Given problem:
Copy each line below exactly and leave the pictures out.
╭──
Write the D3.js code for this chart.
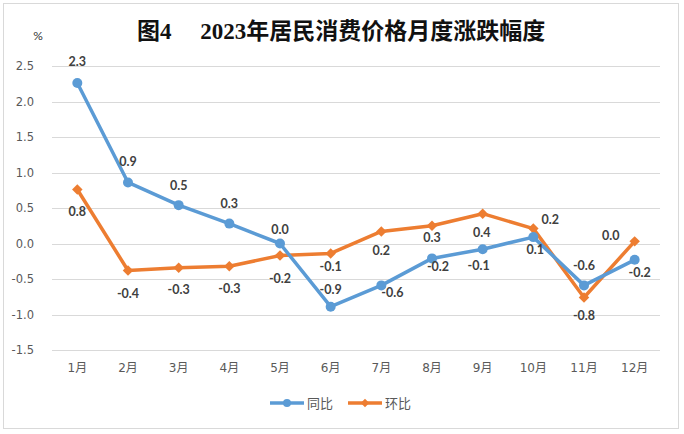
<!DOCTYPE html>
<html>
<head>
<meta charset="utf-8">
<script src="https://cdn.jsdelivr.net/npm/d3@7"></script>
<style>
  body { margin: 0; background: #fff; }
  svg text { font-family: "Lato", "Noto Sans CJK SC", sans-serif; }
</style>
</head>
<body>
<div id="container"></div>
<script>
// Chart data
var months = ["1月", "2月", "3月", "4月", "5月", "6月", "7月", "8月", "9月", "10月", "11月", "12月"];
var yoy = [2.26, 0.86, 0.54, 0.28, 0.0, -0.89, -0.59, -0.21, -0.08, 0.09, -0.59, -0.23];   // 同比
var mom = [0.76, -0.38, -0.34, -0.32, -0.17, -0.14, 0.17, 0.25, 0.42, 0.21, -0.76, 0.03];  // 环比
var yTicks = [2.5, 2.0, 1.5, 1.0, 0.5, 0.0, -0.5, -1.0, -1.5];
var seriesNames = ["同比", "环比"];

var width = 684, height = 434;
var margin = {top: 66, right: 24, bottom: 84, left: 52};

var svg = d3.select("#container").append("svg")
  .attr("width", width)
  .attr("height", height);

// outer frame
svg.append("rect")
  .attr("x", 3.5).attr("y", 3.5)
  .attr("width", 675).attr("height", 425)
  .attr("fill", "#fff")
  .attr("stroke", "#d9d9d9");

// title
svg.append("text")
  .attr("x", 341)
  .attr("y", 39)
  .attr("text-anchor", "middle")
  .style("font-family", "'Liberation Serif', 'Noto Sans CJK SC', serif")
  .style("font-size", "23px")
  .style("font-weight", "bold")
  .attr("fill", "#111")
  .text("图4\u3000 2023年居民消费价格月度涨跌幅度");

svg.append("text")
  .attr("x", 38).attr("y", 40)
  .attr("text-anchor", "middle")
  .style("font-size", "12px")
  .attr("fill", "#333")
  .text("%");

// Excel style numbers: plain hyphen instead of the unicode minus
var fmt = function(d) { return d.toFixed(1); };

var x = d3.scaleBand()
  .domain(months)
  .range([margin.left, width - margin.right]);

var y = d3.scaleLinear()
  .domain([-1.5, 2.5])
  .range([height - margin.bottom, margin.top]);

// gridlines
svg.append("g")
  .selectAll("line")
  .data(yTicks)
  .enter()
  .append("line")
  .attr("x1", margin.left)
  .attr("x2", width - margin.right)
  .attr("y1", function(d) { return Math.round(y(d)) + 0.5; })
  .attr("y2", function(d) { return Math.round(y(d)) + 0.5; })
  .attr("stroke", "#d9d9d9");

// y axis labels
var yAxis = svg.append("g")
  .attr("transform", "translate(" + (margin.left - 15) + ",0)")
  .call(d3.axisLeft(y).tickValues(yTicks).tickFormat(fmt).tickSize(0));
yAxis.select(".domain").remove();
yAxis.selectAll("text")
  .style("font-family", "'DejaVu Sans', sans-serif")
  .style("font-size", "11.5px")
  .attr("fill", "#595959");

// x axis labels
var xAxis = svg.append("g")
  .attr("transform", "translate(0," + (height - margin.bottom + 10) + ")")
  .call(d3.axisBottom(x).tickSize(0));
xAxis.select(".domain").remove();
xAxis.selectAll("text")
  .style("font-family", "'DejaVu Sans', 'Noto Sans CJK SC', sans-serif")
  .style("font-size", "12px")
  .attr("fill", "#595959");

var blue = "#5b9bd5", orange = "#ed7d31";
var cx = function(d, i) { return x(months[i]) + x.bandwidth() / 2; };

var line = d3.line()
  .x(cx)
  .y(function(d) { return y(d); });

// 环比 line
svg.append("path")
  .datum(mom)
  .attr("d", line)
  .attr("fill", "none")
  .attr("stroke", orange)
  .attr("stroke-width", 3.5)
  .attr("stroke-linejoin", "round");

var diamond = d3.symbol().type(d3.symbolDiamond2).size(70);
svg.append("g")
  .selectAll("path")
  .data(mom)
  .enter()
  .append("path")
  .attr("d", diamond)
  .attr("transform", function(d, i) { return "translate(" + cx(d, i) + "," + y(d) + ")"; })
  .attr("fill", orange);

// 同比 line
svg.append("path")
  .datum(yoy)
  .attr("d", line)
  .attr("fill", "none")
  .attr("stroke", blue)
  .attr("stroke-width", 3.5)
  .attr("stroke-linejoin", "round");

svg.append("g")
  .selectAll("circle")
  .data(yoy)
  .enter()
  .append("circle")
  .attr("cx", cx)
  .attr("cy", function(d) { return y(d); })
  .attr("r", 5)
  .attr("fill", blue);

// data label offsets (dx, dy) relative to each point
var yoyOffsets = [[0,-21],[0,-21],[0,-20],[0,-20],[0,-14],[0,-17],[11,7],[6,8],[-4,16],[2,13],[0,-20],[5,13]];
var momOffsets = [[0,22],[0,23],[0,22],[0,22],[0,23],[0,13],[0,19],[0,12],[-1,19],[17,-9],[0,18],[-24,-6]];

function addLabels(data, offsets) {
  svg.append("g")
    .selectAll("text")
    .data(data)
    .enter()
    .append("text")
    .attr("x", function(d, i) { return cx(d, i) + offsets[i][0]; })
    .attr("y", function(d, i) { return y(d) + offsets[i][1]; })
    .attr("dy", "0.35em")
    .attr("text-anchor", "middle")
    .style("font-size", "12.5px")
    .style("font-weight", "bold")
    .attr("fill", "#404040")
    .text(function(d) { return fmt(d); });
}
addLabels(yoy, yoyOffsets);
addLabels(mom, momOffsets);

// legend
var legend = svg.append("g").attr("transform", "translate(0,403)");
[[270, blue, "circle"], [348, orange, "diamond"]].forEach(function(item, i) {
  var g = legend.append("g").attr("transform", "translate(" + item[0] + ",0)");
  g.append("line")
    .attr("x1", 0).attr("x2", 34)
    .attr("stroke", item[1])
    .attr("stroke-width", 3.5);
  if (item[2] == "circle") {
    g.append("circle").attr("cx", 17).attr("r", 4).attr("fill", item[1]);
  } else {
    g.append("path").attr("d", d3.symbol().type(d3.symbolDiamond2).size(45))
      .attr("transform", "translate(17,0)").attr("fill", item[1]);
  }
  g.append("text")
    .attr("x", 37).attr("dy", "0.35em")
    .style("font-family", "'Noto Sans CJK SC', sans-serif")
    .style("font-size", "13px")
    .attr("fill", "#595959")
    .text(seriesNames[i]);
});
</script>
</body>
</html>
╰──
Answer to the exercise:
Write the D3.js code for this chart.
<!DOCTYPE html>
<html>
<head>
<meta charset="utf-8">
<script src="https://cdn.jsdelivr.net/npm/d3@7"></script>
<style>
  body { margin: 0; background: #fff; }
  svg text { font-family: "Lato", "Noto Sans CJK SC", sans-serif; }
</style>
</head>
<body>
<div id="container"></div>
<script>
// Chart data
var months = ["1月", "2月", "3月", "4月", "5月", "6月", "7月", "8月", "9月", "10月", "11月", "12月"];
var yoy = [2.26, 0.86, 0.54, 0.28, 0.0, -0.89, -0.59, -0.21, -0.08, 0.09, -0.59, -0.23];   // 同比
var mom = [0.76, -0.38, -0.34, -0.32, -0.17, -0.14, 0.17, 0.25, 0.42, 0.21, -0.76, 0.03];  // 环比
var yTicks = [2.5, 2.0, 1.5, 1.0, 0.5, 0.0, -0.5, -1.0, -1.5];
var seriesNames = ["同比", "环比"];

var width = 684, height = 434;
var margin = {top: 66, right: 24, bottom: 84, left: 52};

var svg = d3.select("#container").append("svg")
  .attr("width", width)
  .attr("height", height);

// outer frame
svg.append("rect")
  .attr("x", 3.5).attr("y", 3.5)
  .attr("width", 675).attr("height", 425)
  .attr("fill", "#fff")
  .attr("stroke", "#d9d9d9");

// title
svg.append("text")
  .attr("x", 341)
  .attr("y", 39)
  .attr("text-anchor", "middle")
  .style("font-family", "'Liberation Serif', 'Noto Sans CJK SC', serif")
  .style("font-size", "23px")
  .style("font-weight", "bold")
  .attr("fill", "#111")
  .text("图4\u3000 2023年居民消费价格月度涨跌幅度");

svg.append("text")
  .attr("x", 38).attr("y", 40)
  .attr("text-anchor", "middle")
  .style("font-size", "12px")
  .attr("fill", "#333")
  .text("%");

// Excel style numbers: plain hyphen instead of the unicode minus
var fmt = function(d) { return d.toFixed(1); };

var x = d3.scaleBand()
  .domain(months)
  .range([margin.left, width - margin.right]);

var y = d3.scaleLinear()
  .domain([-1.5, 2.5])
  .range([height - margin.bottom, margin.top]);

// gridlines
svg.append("g")
  .selectAll("line")
  .data(yTicks)
  .enter()
  .append("line")
  .attr("x1", margin.left)
  .attr("x2", width - margin.right)
  .attr("y1", function(d) { return Math.round(y(d)) + 0.5; })
  .attr("y2", function(d) { return Math.round(y(d)) + 0.5; })
  .attr("stroke", "#d9d9d9");

// y axis labels
var yAxis = svg.append("g")
  .attr("transform", "translate(" + (margin.left - 15) + ",0)")
  .call(d3.axisLeft(y).tickValues(yTicks).tickFormat(fmt).tickSize(0));
yAxis.select(".domain").remove();
yAxis.selectAll("text")
  .style("font-family", "'DejaVu Sans', sans-serif")
  .style("font-size", "11.5px")
  .attr("fill", "#595959");

// x axis labels
var xAxis = svg.append("g")
  .attr("transform", "translate(0," + (height - margin.bottom + 10) + ")")
  .call(d3.axisBottom(x).tickSize(0));
xAxis.select(".domain").remove();
xAxis.selectAll("text")
  .style("font-family", "'DejaVu Sans', 'Noto Sans CJK SC', sans-serif")
  .style("font-size", "12px")
  .attr("fill", "#595959");

var blue = "#5b9bd5", orange = "#ed7d31";
var cx = function(d, i) { return x(months[i]) + x.bandwidth() / 2; };

var line = d3.line()
  .x(cx)
  .y(function(d) { return y(d); });

// 环比 line
svg.append("path")
  .datum(mom)
  .attr("d", line)
  .attr("fill", "none")
  .attr("stroke", orange)
  .attr("stroke-width", 3.5)
  .attr("stroke-linejoin", "round");

var diamond = d3.symbol().type(d3.symbolDiamond2).size(70);
svg.append("g")
  .selectAll("path")
  .data(mom)
  .enter()
  .append("path")
  .attr("d", diamond)
  .attr("transform", function(d, i) { return "translate(" + cx(d, i) + "," + y(d) + ")"; })
  .attr("fill", orange);

// 同比 line
svg.append("path")
  .datum(yoy)
  .attr("d", line)
  .attr("fill", "none")
  .attr("stroke", blue)
  .attr("stroke-width", 3.5)
  .attr("stroke-linejoin", "round");

svg.append("g")
  .selectAll("circle")
  .data(yoy)
  .enter()
  .append("circle")
  .attr("cx", cx)
  .attr("cy", function(d) { return y(d); })
  .attr("r", 5)
  .attr("fill", blue);

// data label offsets (dx, dy) relative to each point
var yoyOffsets = [[0,-21],[0,-21],[0,-20],[0,-20],[0,-14],[0,-17],[11,7],[6,8],[-4,16],[2,13],[0,-20],[5,13]];
var momOffsets = [[0,22],[0,23],[0,22],[0,22],[0,23],[0,13],[0,19],[0,12],[-1,19],[17,-9],[0,18],[-24,-6]];

function addLabels(data, offsets) {
  svg.append("g")
    .selectAll("text")
    .data(data)
    .enter()
    .append("text")
    .attr("x", function(d, i) { return cx(d, i) + offsets[i][0]; })
    .attr("y", function(d, i) { return y(d) + offsets[i][1]; })
    .attr("dy", "0.35em")
    .attr("text-anchor", "middle")
    .style("font-size", "12.5px")
    .style("font-weight", "bold")
    .attr("fill", "#404040")
    .text(function(d) { return fmt(d); });
}
addLabels(yoy, yoyOffsets);
addLabels(mom, momOffsets);

// legend
var legend = svg.append("g").attr("transform", "translate(0,403)");
[[270, blue, "circle"], [348, orange, "diamond"]].forEach(function(item, i) {
  var g = legend.append("g").attr("transform", "translate(" + item[0] + ",0)");
  g.append("line")
    .attr("x1", 0).attr("x2", 34)
    .attr("stroke", item[1])
    .attr("stroke-width", 3.5);
  if (item[2] == "circle") {
    g.append("circle").attr("cx", 17).attr("r", 4).attr("fill", item[1]);
  } else {
    g.append("path").attr("d", d3.symbol().type(d3.symbolDiamond2).size(45))
      .attr("transform", "translate(17,0)").attr("fill", item[1]);
  }
  g.append("text")
    .attr("x", 37).attr("dy", "0.35em")
    .style("font-family", "'Noto Sans CJK SC', sans-serif")
    .style("font-size", "13px")
    .attr("fill", "#595959")
    .text(seriesNames[i]);
});
</script>
</body>
</html>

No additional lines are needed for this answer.